Besides improving and building infrastructures, it is important to train human resources to help develop a strong and stable economy. According to the “Japan-Vietnam Initiative in Human Resource Training for Industry," the government, enterprises, and citizens of Japan will help train human resources for Vietnam’s industry to complete its proposed industrialization.

I hope that Vietnam can utilize effectively ODA funds from Japan. I also hope to see that Vietnam can develop stronger and can serve as a model for other surrounding countries.

Can you elaborate more on the cooperative role of Japan and Vietnam with regard to the East Vietnam Sea dispute? As Japan hosted the G7 Foreign Ministers’ Meeting last month, what were the solutions of your country in resolving the East Vietnam Sea conflict?

Vietnam is an important partner sharing and respecting the spirit of law abiding with Japan. The two countries have developed a strong relationship in various areas, especially economic development. There have been many Japanese enterprises investing in the Vietnamese market. Moreover, Vietnam has an important location for the maintenance of the Southeast Asia security. It is also situated strategically on the many transporting sea routes of Japan to other countries.

With a strong view on abiding maritime laws, Japan has helped to enhance Vietnam's marine law-enforcement capabilities. During my last visit to Vietnam two years ago, Japan promised to provide six used vessels to Vietnam and this process has been completed. During the visit to Japan last September of Mr. Nguyen Phu Trong, General Secretary of the Communist Party of Vietnam, Japan also made a promise to supply more used vessels. Moreover, we are currently providing Vietnam with new patrol ships. In the meantime, we have implemented various human resource training programs to bring Vietnamese personnel to train in Japan such as those from the Vietnam Marine Police.

Regarding the East Vietnam Sea dispute, my opinion is the “rule of law” should be respected and strictly followed. During my speech in Bangkok on May 2nd this year, I clearly stated Japan’s stance on the East Vietnam Sea dispute, namely to reinforce security of the area based on the spirit of law abiding. 

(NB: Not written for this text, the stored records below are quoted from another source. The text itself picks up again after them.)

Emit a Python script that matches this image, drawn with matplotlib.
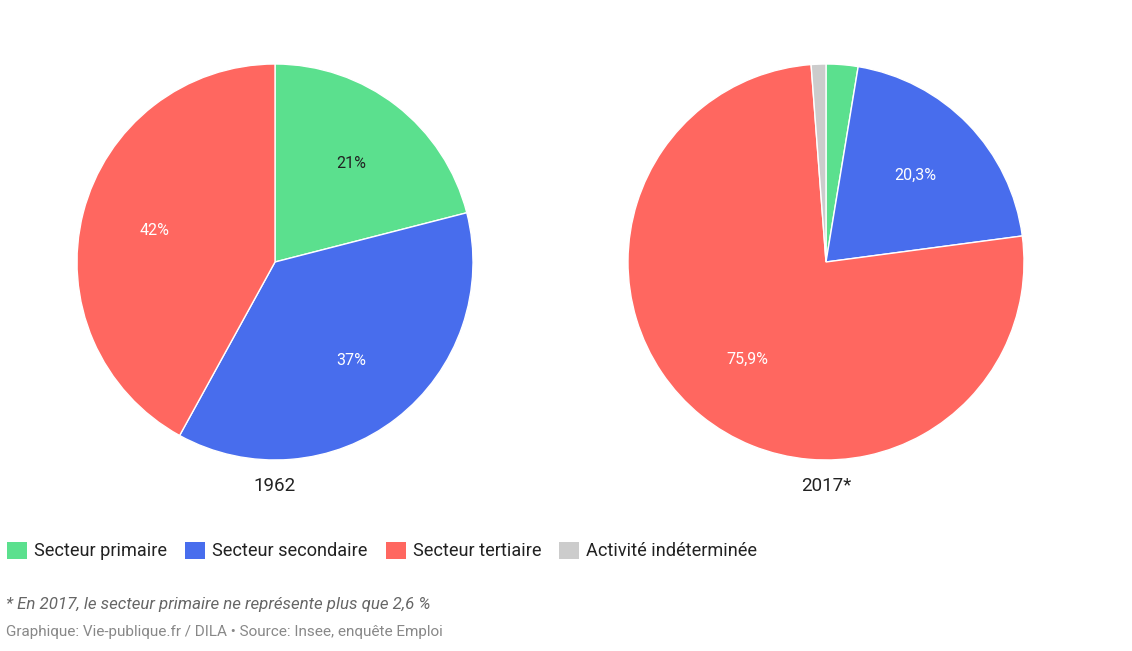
import numpy as np
import matplotlib.pyplot as plt

plt.rcParams['font.family'] = ['Roboto', 'DejaVu Sans']

# Data
categories = ['Secteur primaire', 'Secteur secondaire', 'Secteur tertiaire', 'Activité indéterminée']
colors = ['#5be08e', '#486ded', '#ff6760', '#cccccc']
years = ['1962', '2017*']
values_1962 = [21, 37, 42]
values_2017 = [2.6, 20.3, 75.9, 1.2]
labels_1962 = ['21%', '37%', '42%']
labels_2017 = ['', '20,3%', '75,9%', '']
label_colors_1962 = ['#222222', 'white', 'white']
label_colors_2017 = ['#222222', 'white', 'white', 'white']

fig = plt.figure(figsize=(11.32, 6.51), dpi=100)


def draw_pie(ax, vals, cols, labels, lcolors, title):
    wedges, _ = ax.pie(vals, colors=cols, startangle=90, counterclock=False,
                       radius=1, wedgeprops=dict(edgecolor='white', linewidth=1))
    for w, lab, lc in zip(wedges, labels, lcolors):
        if not lab:
            continue
        mid = np.deg2rad((w.theta1 + w.theta2) / 2)
        ax.text(0.63 * np.cos(mid), 0.63 * np.sin(mid), lab, ha='center', va='center',
                fontsize=11.5, color=lc)
    ax.set_xlim(-1, 1)
    ax.set_ylim(-1, 1)
    ax.text(0, -1.13, title, ha='center', va='center', fontsize=13.5, color='#222222')
    return wedges


ax1 = fig.add_axes([(275 - 198) / 1132, (651 - 460) / 651, 396 / 1132, 396 / 651])
draw_pie(ax1, values_1962, colors[:3], labels_1962, label_colors_1962, years[0])

ax2 = fig.add_axes([(826 - 198) / 1132, (651 - 460) / 651, 396 / 1132, 396 / 651])
wedges2 = draw_pie(ax2, values_2017, colors, labels_2017, label_colors_2017, years[1])

leg = fig.legend(wedges2, categories, ncol=4, loc='center left',
                 bbox_to_anchor=(7 / 1132, 1 - 551 / 651), frameon=False,
                 fontsize=13.1, handlelength=1.1, handleheight=1.1,
                 handletextpad=0.38, columnspacing=1.0, labelcolor='#222222',
                 borderpad=0, borderaxespad=0)
for h in leg.legend_handles:
    h.set_edgecolor('none')

fig.text(6 / 1132, 1 - 604 / 651, '* En 2017, le secteur primaire ne représente plus que 2,6 %',
         fontsize=12.2, style='italic', color='#666666', va='center', ha='left')
fig.text(6 / 1132, 1 - 632 / 651, 'Graphique: Vie-publique.fr / DILA • Source: Insee, enquête Emploi',
         fontsize=11, color='#888888', va='center', ha='left')

fig.savefig('out.png', dpi=100, facecolor='white')
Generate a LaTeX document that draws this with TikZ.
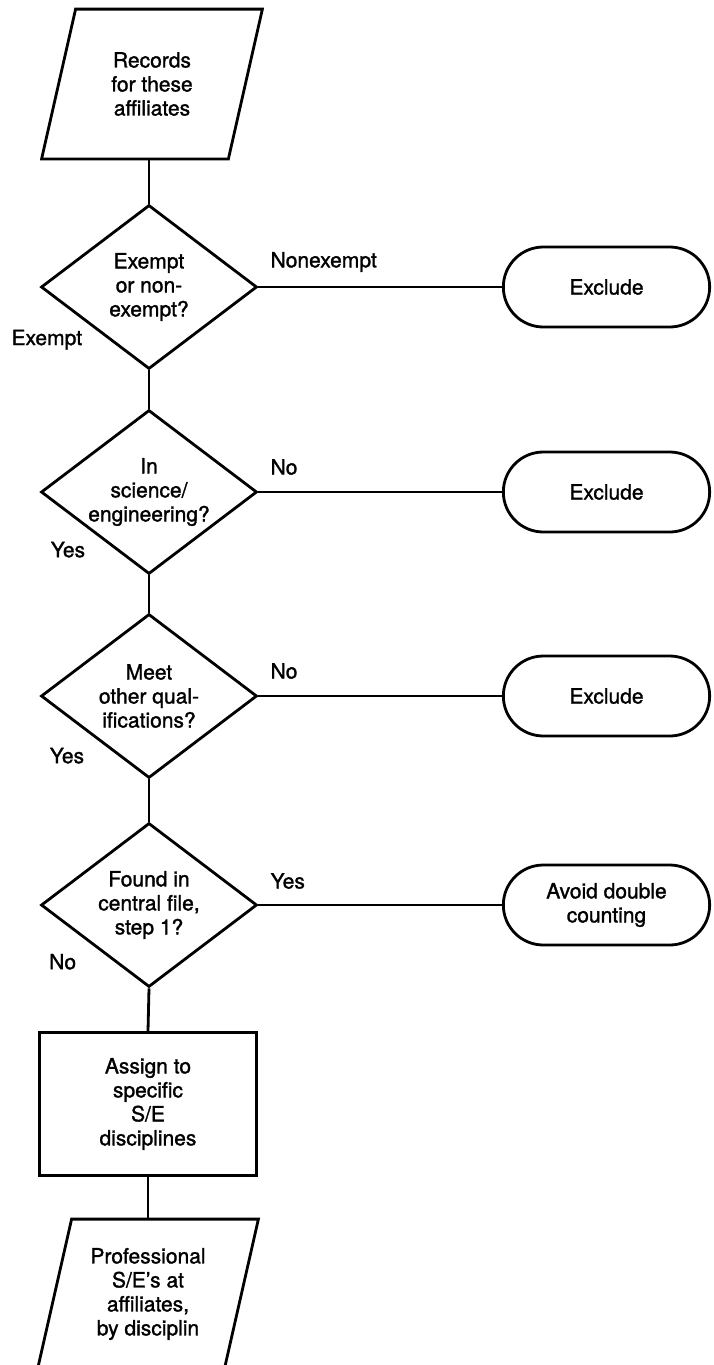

In the G7 Foreign Ministers’ Meeting in Hiroshima on April 11th, representatives of the participating countries affirmed the importance of cooperation among G7 nations to promote and ensure the law-abiding spirit on marine territory. G7 nations also addressed the current challenges and unanimously objected to any unilateral effort to change the current maritime territory.

Can you brief us on the cooperation prospect of the two countries in coping with climate change? What is the support from Japan to help prevent drought and salt intrusion in the Mekong Delta, the Middle and Central Highlands of Vietnam?

During the visit to Vietnam, I will discuss various solutions to prevent climate change. Currently, Japan is providing Vietnam with loans to prevent climate change. Regarding drought, Vietnam should operate its lakes and dams more effectively when there is a shortage of water. Besides, I wish to discuss with Vietnamese leaders how to use the loans and funds more effectively during this visit. 

In the meantime, preventing salt intrusion is also a critical issue. Japan wishes to cooperate with Vietnam in improving people’s awareness about this issue. We will also provide detailed cooperative solutions to prevent climate change such as drought and salt intrusion.